To achieve the benefits, it will not be enough to plug digital tools into the existing framework. Systems must be restructured, not only in terms of administrative process and care pathways, but to put patients at the centre.

A lot has been achieved in the past 150 years in promoting longer and healthier lives, said Markus Müller, Rector of the Medical University, Vienna. “But even so, I’m intrigued about the heterogeneity in outcomes in the EU and nationally.”

Now, it is essential to deliver the potential digitisation holds to improve patient outcomes and build resilience into Europe’s healthcare systems.

The conclusions below, and the body of this report, were drawn up by Science|Business and are not intended to represent the views of the current Austrian Presidency of the EU.

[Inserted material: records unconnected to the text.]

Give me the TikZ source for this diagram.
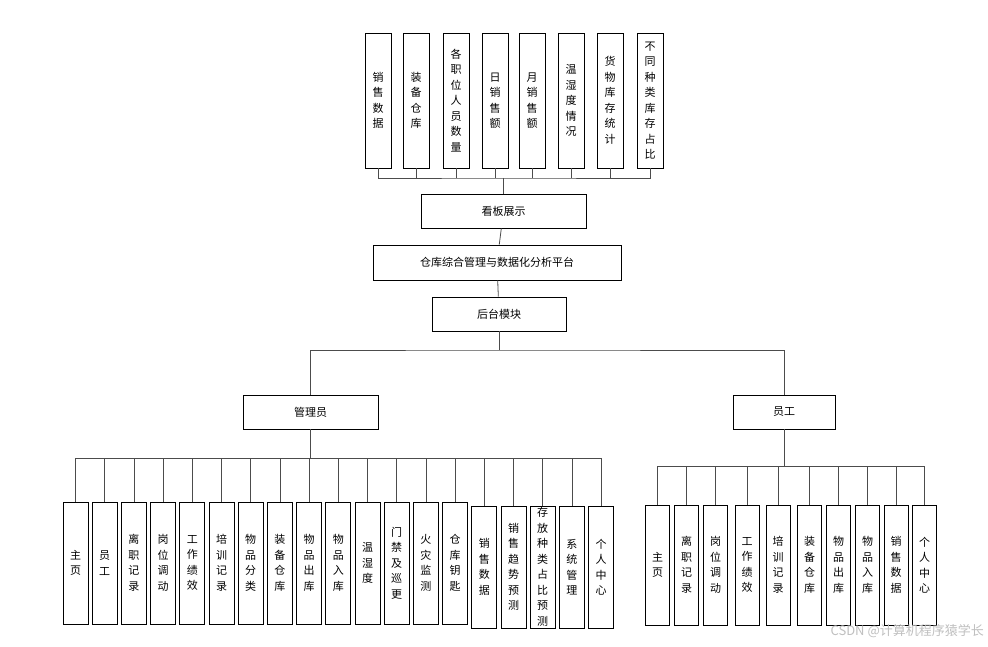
\documentclass[tikz,border=0pt]{standalone}
\usepackage{fontspec}
\newfontfamily\cjk{Noto Sans CJK SC}
\begin{document}
\begin{tikzpicture}[x=1pt,y=-1pt,
  bx/.style={draw=black,line width=0.8pt,fill=white,inner sep=0pt,font=\cjk\fontsize{11}{15.5}\selectfont,align=center},
  ln/.style={draw=black!70,line width=0.8pt}]
\useasboundingbox (0,0) rectangle (988,647);
% top boxes
\foreach \i/\xl/\t in {1/365/销\\售\\数\\据,2/403/装\\备\\仓\\库,3/443/各\\职\\位\\人\\员\\数\\量,4/482/日\\销\\售\\额,5/519/月\\销\\售\\额,6/558/温\\湿\\度\\情\\况,7/597/货\\物\\库\\存\\统\\计,8/637/不\\同\\种\\类\\库\\存\\占\\比}{
  \node[bx,minimum width=26pt,minimum height=135pt] (t\i) at (\xl+13,100.5) {\t};
}
\node[bx,minimum width=165pt,minimum height=34pt] (kb) at (503.5,211) {看板展示};
\node[bx,minimum width=248pt,minimum height=35pt] (pt) at (497,262.5) {仓库综合管理与数据化分析平台};
\node[bx,minimum width=134pt,minimum height=34pt] (ht) at (499,314) {后台模块};
\node[bx,minimum width=135pt,minimum height=34pt] (gl) at (310.5,412) {管理员};
\node[bx,minimum width=102pt,minimum height=34pt] (yg) at (784,412) {员工};
\coordinate (tb) at (503.5,178);
\draw[ln] (t1.south) |- (tb) -| (t8.south);
\foreach \i in {2,...,7}{\draw[ln] (t\i.south) -- (t\i.south |- tb);}
\draw[ln] (tb) -- (kb.north);
\draw[ln] (kb) -- (pt);
\draw[ln] (pt) -- (ht);
\coordinate (mb) at (499,350);
\draw[ln] (ht.south) -- (mb);
\draw[ln] (gl.north) |- (mb) -| (yg.north);
% left children
\coordinate (lb) at (310.5,458);
\draw[ln] (gl.south) -- (lb);
\foreach \i/\t in {0/主\\页,1/员\\工,2/离\\职\\记\\录,3/岗\\位\\调\\动,4/工\\作\\绩\\效,5/培\\训\\记\\录,6/物\\品\\分\\类,7/装\\备\\仓\\库,8/物\\品\\出\\库,9/物\\品\\入\\库,10/温\\湿\\度,11/门\\禁\\及\\巡\\更,12/火\\灾\\监\\测,13/仓\\库\\钥\\匙}{
  \node[bx,minimum width=25pt,minimum height=122pt] (l\i) at (75.5+29.2*\i,563) {\t};
  \draw[ln] (l\i.north) -- (l\i.north |- lb);
}
\foreach \i/\t in {14/销\\售\\数\\据,15/销\\售\\趋\\势\\预\\测,16/存\\放\\种\\类\\占\\比\\预\\测,17/系\\统\\管\\理,18/个\\人\\中\\心}{
  \node[bx,minimum width=25pt,minimum height=122pt] (l\i) at (75.5+29.2*\i,567) {\t};
  \draw[ln] (l\i.north) -- (l\i.north |- lb);
}
\draw[ln] (l0.north |- lb) -- (l18.north |- lb);
% right children
\coordinate (rb) at (784,466);
\draw[ln] (yg.south) -- (rb);
\foreach \i/\xl/\t in {0/645.5/主\\页,1/674.5/离\\职\\记\\录,2/703.5/岗\\位\\调\\动,3/735/工\\作\\绩\\效,4/766/培\\训\\记\\录,5/797.5/装\\备\\仓\\库,6/826.5/物\\品\\出\\库,7/855.5/物\\品\\入\\库,8/884/销\\售\\数\\据,9/912.5/个\\人\\中\\心}{
  \node[bx,minimum width=24pt,minimum height=120pt] (r\i) at (\xl+12,565) {\t};
  \draw[ln] (r\i.north) -- (r\i.north |- rb);
}
\draw[ln] (r0.north |- rb) -- (r9.north |- rb);
\node[text=black!25,font=\cjk\fontsize{13}{15}\selectfont,anchor=east,inner sep=0pt] (wm) at (984,631) {CSDN @计算机程序猿学长};
\end{tikzpicture}
\end{document}
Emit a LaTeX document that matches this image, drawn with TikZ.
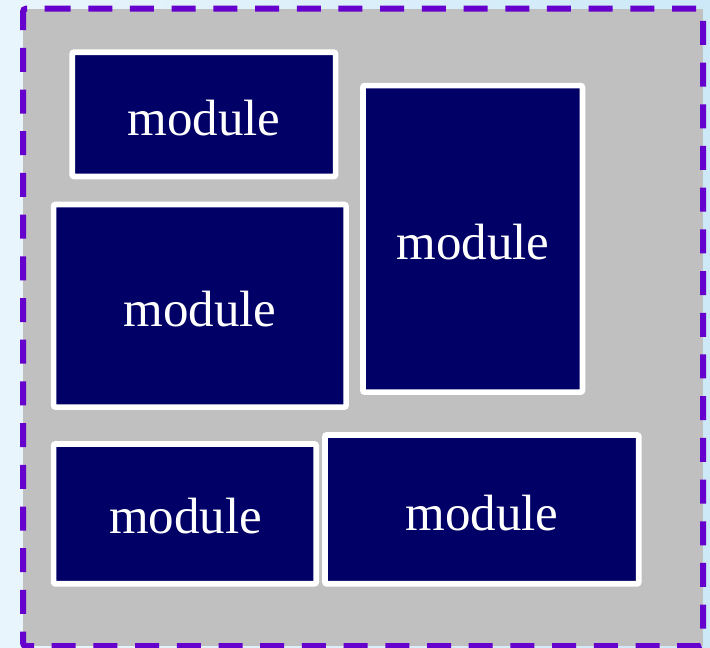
\documentclass[tikz,border=0pt]{standalone}
\usepackage{fontspec}
\setmainfont{Liberation Serif}
\definecolor{skyleft}{RGB}{233,245,252}
\definecolor{skyright}{RGB}{205,233,248}
\definecolor{panelgray}{RGB}{192,192,192}
\definecolor{edgepurple}{RGB}{102,0,204}
\definecolor{modnavy}{RGB}{0,0,102}
\tikzset{
  panelfill/.style={fill=panelgray},
  paneledge/.style={draw=edgepurple, line width=6pt,
    dash pattern=on 24pt off 17.7pt, dash phase=0pt, rounded corners=3pt},
  modbox/.style={draw=white, fill=modnavy, line width=5.7pt,
    rounded corners=2pt},
  modlabel/.style={text=white, font=\fontsize{51}{51}\selectfont, inner sep=0pt}
}
\begin{document}
\begin{tikzpicture}[x=1pt, y=-1pt]
  % canvas
  \shade[left color=skyleft, right color=skyright] (0,0) rectangle (710,648);
  \useasboundingbox (0,0) rectangle (710,648);
  % container: grey panel with a dashed purple rim
  \fill[panelfill] (23,8.7) rectangle (703,646);
  \draw[paneledge] (71.7,8.7) -- (23,8.7) -- (23,646) -- (703,646)
    -- (703,8.7) -- cycle;
  % modules
  \draw[modbox] (72.2,52.2) rectangle (335.6,176.5);
  \node[modlabel] (m1) at (204,118) {module};
  \draw[modbox] (53.6,204.5) rectangle (346.1,407.1);
  \node[modlabel] (m2) at (200,309) {module};
  \draw[modbox] (362.9,85.6) rectangle (582.5,392.1);
  \node[modlabel] (m3) at (473,242) {module};
  \draw[modbox] (53.6,443.9) rectangle (316.2,583.8);
  \node[modlabel] (m4) at (185.5,516) {module};
  \draw[modbox] (324.9,434.9) rectangle (638.8,583.8);
  \node[modlabel] (m5) at (482,513) {module};
\end{tikzpicture}
\end{document}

  1. Establish a robust, dedicated and sustainable EU-level IT infrastructure and set standards to assist member states in implementing national digital health programmes, support cross-border healthcare and enable the safe and ethical re-use of pseudonymised patient data for research.
  2. Put a focus on applying digital health tools and methods to modernise primary care, integrate health and social care and provide channels forinformation to flow between healthcare providers, to ensure continuity of care.
  3. Promote sharing of data among care professionals and biomedical researchers, to ensure the benefits of digital health infrastructures are delivered.
  4. Devise a strategy for fostering health literacy at a national and EU level and establish an EU level survey of progress to promote positive competition.
  5. Re-orientate medical education, moving away from the sole on focus specialisms, to foster development of healthcare  professionals  with  a holistic view of physiology and disease - and the potential to become flexible, empathetic generalists.
  6. Capitalise on patients’ involvement in medical education and medical research and in the care cycle.
  7. Consider an EU-backed programme of research to demonstrate the added value of training patients.
  8. Prove, and then communicate the benefits - to win citizens’ trust in the use of their health data for research.
  9. Involve patients from the preliminary stages of every clinical research project.
  10. Use digital health tools to support patients in self-care.